Hoffman sat down with Fast Company to talk about why he carves time out of his packed schedule to try to build up a tech scene 5,000 miles away from home.
(Tomorrow: Hoffman talks big data, his upcoming book, The Start-Up of You, and why he’s only checked LinkedIn’s stock price a few times since the company went public in May.)
Fast Company: You’re a busy man. Why spend time on something like SVC2UK?
Reid Hoffman: We believe in spreading high-impact entrepreneurship and increasing the abilities for people anywhere in the world to start high-growth companies. There’s a fair amount of entrepreneurial spirit in Oxford, Cambridge, and London. We want to teach students about high-impact entrepreneurship and what’s possible with technology, to connect them with local entrepreneurs, CEOs, and founders, and to connect them with local investors.
Is there something about tech entrepreneurship in the U.K. that you’re particularly excited about?
Any place that has a good depth of technical universities and skills, and even a partial entrepreneurial culture, I tend to be very supportive of philosophically. What’s unique here is the U.K. is perhaps the central place where, if you were thinking about a capital of entrepreneurship that could go all across Europe, you’d basically come to London, Cambridge, and Oxford.
What needs to change here for startup culture to really take off?
There are a lot of things governments can do to facilitate effective high-impact entrepreneurship. They have this “Entrepreneur Visa” that lets entrepreneurs to come here to build companies. But they need to expand that to be generally intelligent on immigration. It’s not just the founders [who need to get in], you need a broad pool of capable talent.
Governments should think a lot about how they foster platforms, marketplaces, and networks, like how they can help entrepreneurs to connect with each other. And there are things they can do in procurement. One of the things startups need are customers. We can help them out by making government an early easy customer.
And then there are things they can do on labor laws. One of the reasons Silicon Valley has flourished is “at will” employment for small companies and a lack of enforcement on anti-compete clauses. Anti-compete clauses are generally the way big companies can beat up small companies.
Are there any startups or incubators in the U.K. that you’re particularly excited about?

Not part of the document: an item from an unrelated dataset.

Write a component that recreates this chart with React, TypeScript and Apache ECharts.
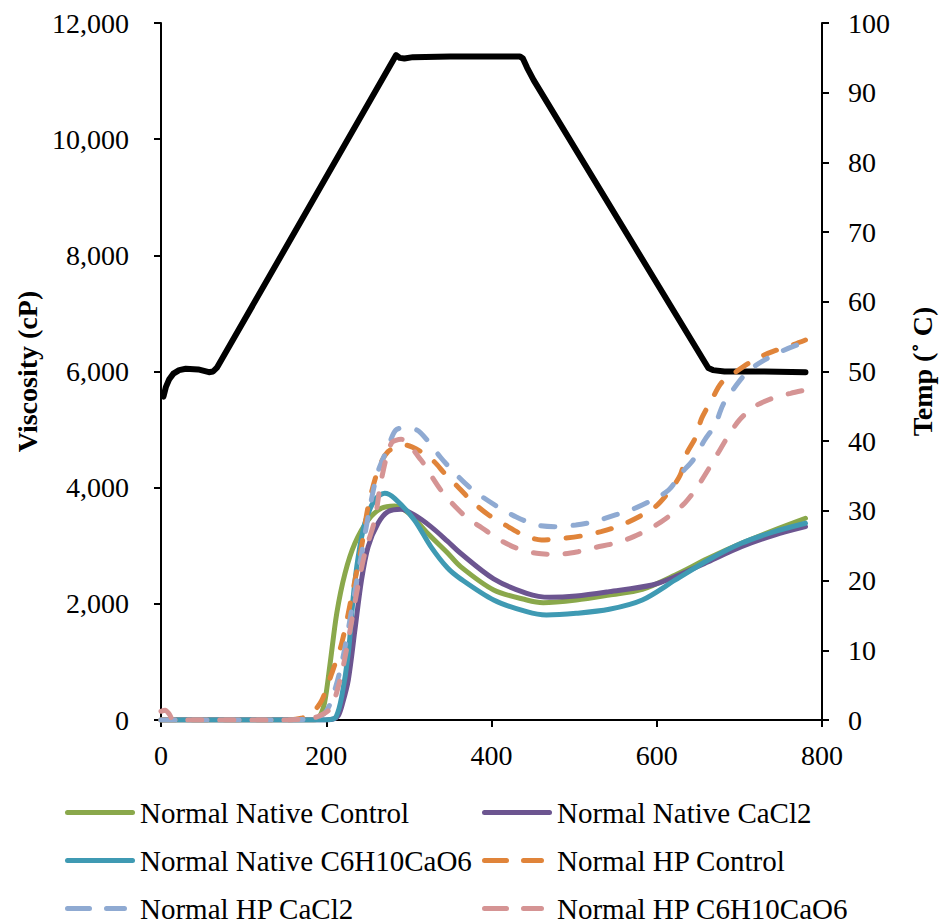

Saul Klein is doing interesting things with Seedcamp, which goes across Europe. We at Greylock Partners have made a Discovery Fund investment in a startup here called ArtFinder, partially because we think the category of art is interesting and partially because Spencer Hyman, the CEO and founder [and former COO of Last.fm, which Hoffman invested in], is somebody we know.
Some people say you just can’t export Silicon Valley. Are they wrong?
You could probably do a Silicon Valley in Europe. The attributes of Silicon Valley can be rebuilt and learned in other places. In Silicon Valley, you have a dense network, and people share information about what techniques are working, what new technologies are coming, what new prospects might be, what ways of solving problems of customer growth should be–all sorts of things.
Those kinds of things are buildable in other places. They won’t necessarily be exactly like Silicon Valley. Maybe Silicon Valley will be the primary consumer Internet hub of the world. But there’s room for clean tech and other industries.
The entrepreneurs you work with in the U.K. learn a lot from you. What do you get out of interacting with them?
For me, it’s simply a delight to be solving new problems with young, motivated, highly talented people trying to change the world.
You also maintain your own youth and agility of mindset by talking to people with new ideas, new mindsets, who are pushing on boundaries, who are not taking conventional wisdom as truth, but seeking to do something new and different.